By Jac Laubscher, 5 November 2013
The direct consequences of the crisis for South Africa are obvious, for example the volatility in South African financial markets in 2008-2009, the 2009 recession, the reform of financial regulation in imitation of international trends, South Africa’s higher international profile as member of the newly formed G20 group and later the BRICS countries, and the shift in South Africa’s foreign trade from Europe to China.
However, one should not lose sight of the indirect consequences and the long-term effect thereof.
From a South African perspective, the financial crisis could hardly have come at a worse time. The crisis hit South Africa during a period of political transition and policy shutdown following the ANC congress at Polokwane in December 2007. South Africa had an interim president in the person of Mr Mothlanthe in anticipation of the 2009 elections and Mr Zuma’s acceptance of the presidency, after which it would obviously take time for the new administration to find its feet.
The result was not only a change of president, but effectively a change of government. Although in name the same party was in power, the post-Polokwane ANC differed in many respects from its predecessor, specifically with regard to its economic ideology.
The change from Mr Mbeki’s government to that of Mr Zuma was more comparable to a change in government from, say, the Conservative Party to the Labour Party in Britain. This discontinuity played a decisive role in the South African government’s response to the global crisis.
The new Zuma cabinet included several ministers with a strong ideological preference for a larger role for the state in the economy and they regarded the financial crisis as justification for their point of view. For them it was the end of neo-liberalism (a highly misused term, but let’s leave it at that), and the announcement of the victory of the development state – the crisis did originate in the USA and not China! (although the end result of the sharp rise in credit in China since 2008 from 130% to 200% of GDP is still uncertain).

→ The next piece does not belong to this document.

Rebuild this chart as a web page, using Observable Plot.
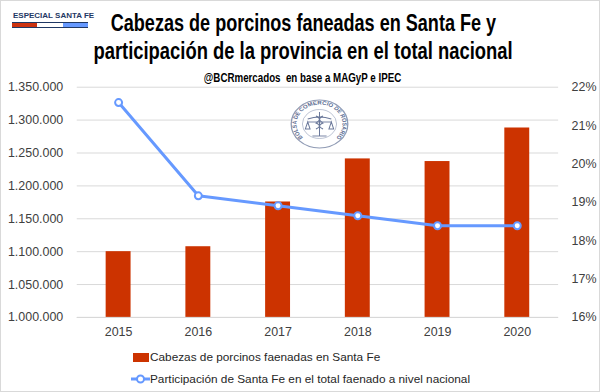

Unfortunately the mistakes of the international investment banks were generalised as if they were typical of the private sector as a whole and the business sector should therefore be placed under the authority of the state to ensure it acts in a socially responsible way. This is one of the main causes of the tension between the state and the business community with which we are saddled today.
The crisis brought the disadvantages of an insufficient divide between state and party to the fore. The dominant role played by the ANC as political party in the policy formulation process and its institutionalisation in decisions taken by congress every 5 years results in a lack of adaptability to changing conditions. Decisions take at Polokwane in December 2007 were thus enacted without taking account of the negative impact of the financial crisis on the South African economy.
Secondly, the crisis created the climate for a global deterioration in fiscal parameters against the backdrop of the Great Recession. Anticyclical fiscal policy à la Keynes was the order of the day and those countries that had the necessary fiscal room to manoeuvre were expected to stimulate their economies, not only in their own interest but in the interest of the greater good. South Africa was one of these countries (with a budget surplus and low level of government debt) and policymakers referred to the shovel-ready capital projects that could be implemented.
Unfortunately the end result was quite different: a sharp increase in consumption spending by the state, specifically social grants and the wage and salary bill, financed by loans, was justified as anticyclical policy. Compared to its peer group, South Africa showed the greatest reversal in its fiscal position for the smallest benefit in terms of growth and employment. The loss of growth momentum in the economy over the past two years is an indication that this stimulus has had no permanent benefits.
The crisis thus laid the foundation for the fiscal predicament in which South Africa finds itself today. Escaping from the vice of slow-growing state revenue and an imbalance in government spending at the cost of capital spending will require more than just putting on the brakes as envisaged in the recent medium-term budget. If government consumption spending is not reduced in absolute terms, the degree of freedom within which the government pursues its economic policy will remain extremely restricted for years.
The third indirect consequence of the financial crisis for South Africa was that the achievability of a sustained growth rate of 6%+ was shown to have been an illusion. The impact of the Great Recession on the South African economy has once again highlighted our dependence on global windfalls such as a sharp increase in commodity prices and the inflow of foreign capital. South Africa’s potential growth rate of 3,5% has been reconfirmed and the question has even been asked whether it is not in fact lower.
South Africa’s inability to formulate a comprehensive growth policy and adhere to it over a long period of time has also been exposed once more. The political discontinuity referred to earlier has contributed to this. Apart from the fact that GEAR was never implemented fully, ASGISA died a silent death after Polokwane 2007. In its place came the New Growth Path, followed by its little brother, the Industrial Policy Action Plan. In spite of these plans the performance of the economy has continued to deteriorate.
Still later the National Development Plan with its long-term vision followed. Even if the current discord over the NDP were to be resolved, a question mark would still hang over South Africa’s ability to persist with such a strategy for 20 or 30 years, notwithstanding changes of government.
The question of whether the financial crisis has ushered in a new era is therefore also resonating in South Africa. That era is already starting to unfold and until now it has unfortunately now been a positive picture. To turn it around will be a challenge, but not impossible.